What to work on: The data below needs to be returned exactly, line for line.

Stored data:
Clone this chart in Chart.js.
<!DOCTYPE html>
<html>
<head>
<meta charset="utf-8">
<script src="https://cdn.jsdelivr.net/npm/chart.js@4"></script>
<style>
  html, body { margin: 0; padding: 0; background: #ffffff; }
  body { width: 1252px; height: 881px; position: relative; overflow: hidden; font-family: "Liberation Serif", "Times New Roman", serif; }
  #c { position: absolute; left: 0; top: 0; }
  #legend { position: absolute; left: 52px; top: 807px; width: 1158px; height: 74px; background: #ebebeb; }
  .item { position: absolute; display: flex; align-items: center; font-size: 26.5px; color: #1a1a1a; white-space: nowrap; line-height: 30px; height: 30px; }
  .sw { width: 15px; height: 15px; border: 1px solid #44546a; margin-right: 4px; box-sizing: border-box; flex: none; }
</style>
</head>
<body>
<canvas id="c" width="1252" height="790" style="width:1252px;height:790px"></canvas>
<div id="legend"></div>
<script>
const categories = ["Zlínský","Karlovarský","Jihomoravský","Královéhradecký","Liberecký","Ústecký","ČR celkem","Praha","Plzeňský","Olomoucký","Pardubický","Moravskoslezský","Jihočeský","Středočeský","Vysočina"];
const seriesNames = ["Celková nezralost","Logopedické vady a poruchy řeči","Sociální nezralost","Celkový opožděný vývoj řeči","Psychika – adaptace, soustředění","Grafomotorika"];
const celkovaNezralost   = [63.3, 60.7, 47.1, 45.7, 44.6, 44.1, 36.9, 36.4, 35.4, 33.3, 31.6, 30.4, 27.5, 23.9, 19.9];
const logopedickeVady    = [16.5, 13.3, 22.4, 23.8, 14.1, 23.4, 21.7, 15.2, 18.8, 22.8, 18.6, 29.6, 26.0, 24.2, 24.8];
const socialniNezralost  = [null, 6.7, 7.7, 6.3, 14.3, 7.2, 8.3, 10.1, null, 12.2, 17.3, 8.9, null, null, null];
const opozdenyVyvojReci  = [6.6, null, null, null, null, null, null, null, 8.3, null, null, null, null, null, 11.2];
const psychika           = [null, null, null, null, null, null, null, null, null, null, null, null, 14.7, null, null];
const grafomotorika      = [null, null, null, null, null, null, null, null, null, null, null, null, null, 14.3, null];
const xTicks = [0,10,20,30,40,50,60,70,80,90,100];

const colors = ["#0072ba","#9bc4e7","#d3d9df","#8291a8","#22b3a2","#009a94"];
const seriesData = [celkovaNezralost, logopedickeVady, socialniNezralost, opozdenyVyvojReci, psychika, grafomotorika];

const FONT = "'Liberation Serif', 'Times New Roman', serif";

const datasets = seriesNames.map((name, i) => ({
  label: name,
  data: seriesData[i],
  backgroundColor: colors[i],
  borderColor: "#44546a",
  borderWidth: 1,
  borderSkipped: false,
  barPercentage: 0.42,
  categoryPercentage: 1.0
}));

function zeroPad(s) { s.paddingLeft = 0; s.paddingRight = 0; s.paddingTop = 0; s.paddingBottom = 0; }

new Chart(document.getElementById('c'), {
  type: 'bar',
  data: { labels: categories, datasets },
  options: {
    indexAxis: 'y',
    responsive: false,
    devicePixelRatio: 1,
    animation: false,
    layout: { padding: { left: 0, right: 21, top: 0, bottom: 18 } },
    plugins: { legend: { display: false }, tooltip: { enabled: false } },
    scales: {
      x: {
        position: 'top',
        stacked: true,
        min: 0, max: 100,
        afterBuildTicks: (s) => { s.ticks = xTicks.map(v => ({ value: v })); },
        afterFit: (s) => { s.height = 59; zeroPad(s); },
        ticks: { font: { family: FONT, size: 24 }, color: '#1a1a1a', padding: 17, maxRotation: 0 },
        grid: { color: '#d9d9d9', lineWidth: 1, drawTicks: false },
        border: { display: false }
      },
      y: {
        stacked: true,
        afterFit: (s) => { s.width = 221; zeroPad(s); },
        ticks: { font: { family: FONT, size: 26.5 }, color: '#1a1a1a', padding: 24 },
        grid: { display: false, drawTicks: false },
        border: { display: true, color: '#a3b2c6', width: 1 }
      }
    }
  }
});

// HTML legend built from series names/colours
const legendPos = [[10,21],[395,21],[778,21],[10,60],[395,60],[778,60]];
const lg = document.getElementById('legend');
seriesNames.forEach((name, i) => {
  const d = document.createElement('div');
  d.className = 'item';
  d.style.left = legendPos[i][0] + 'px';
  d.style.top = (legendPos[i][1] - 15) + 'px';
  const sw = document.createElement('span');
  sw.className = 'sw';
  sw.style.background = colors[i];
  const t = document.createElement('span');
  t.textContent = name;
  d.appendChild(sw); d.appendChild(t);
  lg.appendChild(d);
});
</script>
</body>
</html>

Answer:
Clone this chart in Chart.js.
<!DOCTYPE html>
<html>
<head>
<meta charset="utf-8">
<script src="https://cdn.jsdelivr.net/npm/chart.js@4"></script>
<style>
  html, body { margin: 0; padding: 0; background: #ffffff; }
  body { width: 1252px; height: 881px; position: relative; overflow: hidden; font-family: "Liberation Serif", "Times New Roman", serif; }
  #c { position: absolute; left: 0; top: 0; }
  #legend { position: absolute; left: 52px; top: 807px; width: 1158px; height: 74px; background: #ebebeb; }
  .item { position: absolute; display: flex; align-items: center; font-size: 26.5px; color: #1a1a1a; white-space: nowrap; line-height: 30px; height: 30px; }
  .sw { width: 15px; height: 15px; border: 1px solid #44546a; margin-right: 4px; box-sizing: border-box; flex: none; }
</style>
</head>
<body>
<canvas id="c" width="1252" height="790" style="width:1252px;height:790px"></canvas>
<div id="legend"></div>
<script>
const categories = ["Zlínský","Karlovarský","Jihomoravský","Královéhradecký","Liberecký","Ústecký","ČR celkem","Praha","Plzeňský","Olomoucký","Pardubický","Moravskoslezský","Jihočeský","Středočeský","Vysočina"];
const seriesNames = ["Celková nezralost","Logopedické vady a poruchy řeči","Sociální nezralost","Celkový opožděný vývoj řeči","Psychika – adaptace, soustředění","Grafomotorika"];
const celkovaNezralost   = [63.3, 60.7, 47.1, 45.7, 44.6, 44.1, 36.9, 36.4, 35.4, 33.3, 31.6, 30.4, 27.5, 23.9, 19.9];
const logopedickeVady    = [16.5, 13.3, 22.4, 23.8, 14.1, 23.4, 21.7, 15.2, 18.8, 22.8, 18.6, 29.6, 26.0, 24.2, 24.8];
const socialniNezralost  = [null, 6.7, 7.7, 6.3, 14.3, 7.2, 8.3, 10.1, null, 12.2, 17.3, 8.9, null, null, null];
const opozdenyVyvojReci  = [6.6, null, null, null, null, null, null, null, 8.3, null, null, null, null, null, 11.2];
const psychika           = [null, null, null, null, null, null, null, null, null, null, null, null, 14.7, null, null];
const grafomotorika      = [null, null, null, null, null, null, null, null, null, null, null, null, null, 14.3, null];
const xTicks = [0,10,20,30,40,50,60,70,80,90,100];

const colors = ["#0072ba","#9bc4e7","#d3d9df","#8291a8","#22b3a2","#009a94"];
const seriesData = [celkovaNezralost, logopedickeVady, socialniNezralost, opozdenyVyvojReci, psychika, grafomotorika];

const FONT = "'Liberation Serif', 'Times New Roman', serif";

const datasets = seriesNames.map((name, i) => ({
  label: name,
  data: seriesData[i],
  backgroundColor: colors[i],
  borderColor: "#44546a",
  borderWidth: 1,
  borderSkipped: false,
  barPercentage: 0.42,
  categoryPercentage: 1.0
}));

function zeroPad(s) { s.paddingLeft = 0; s.paddingRight = 0; s.paddingTop = 0; s.paddingBottom = 0; }

new Chart(document.getElementById('c'), {
  type: 'bar',
  data: { labels: categories, datasets },
  options: {
    indexAxis: 'y',
    responsive: false,
    devicePixelRatio: 1,
    animation: false,
    layout: { padding: { left: 0, right: 21, top: 0, bottom: 18 } },
    plugins: { legend: { display: false }, tooltip: { enabled: false } },
    scales: {
      x: {
        position: 'top',
        stacked: true,
        min: 0, max: 100,
        afterBuildTicks: (s) => { s.ticks = xTicks.map(v => ({ value: v })); },
        afterFit: (s) => { s.height = 59; zeroPad(s); },
        ticks: { font: { family: FONT, size: 24 }, color: '#1a1a1a', padding: 17, maxRotation: 0 },
        grid: { color: '#d9d9d9', lineWidth: 1, drawTicks: false },
        border: { display: false }
      },
      y: {
        stacked: true,
        afterFit: (s) => { s.width = 221; zeroPad(s); },
        ticks: { font: { family: FONT, size: 26.5 }, color: '#1a1a1a', padding: 24 },
        grid: { display: false, drawTicks: false },
        border: { display: true, color: '#a3b2c6', width: 1 }
      }
    }
  }
});

// HTML legend built from series names/colours
const legendPos = [[10,21],[395,21],[778,21],[10,60],[395,60],[778,60]];
const lg = document.getElementById('legend');
seriesNames.forEach((name, i) => {
  const d = document.createElement('div');
  d.className = 'item';
  d.style.left = legendPos[i][0] + 'px';
  d.style.top = (legendPos[i][1] - 15) + 'px';
  const sw = document.createElement('span');
  sw.className = 'sw';
  sw.style.background = colors[i];
  const t = document.createElement('span');
  t.textContent = name;
  d.appendChild(sw); d.appendChild(t);
  lg.appendChild(d);
});
</script>
</body>
</html>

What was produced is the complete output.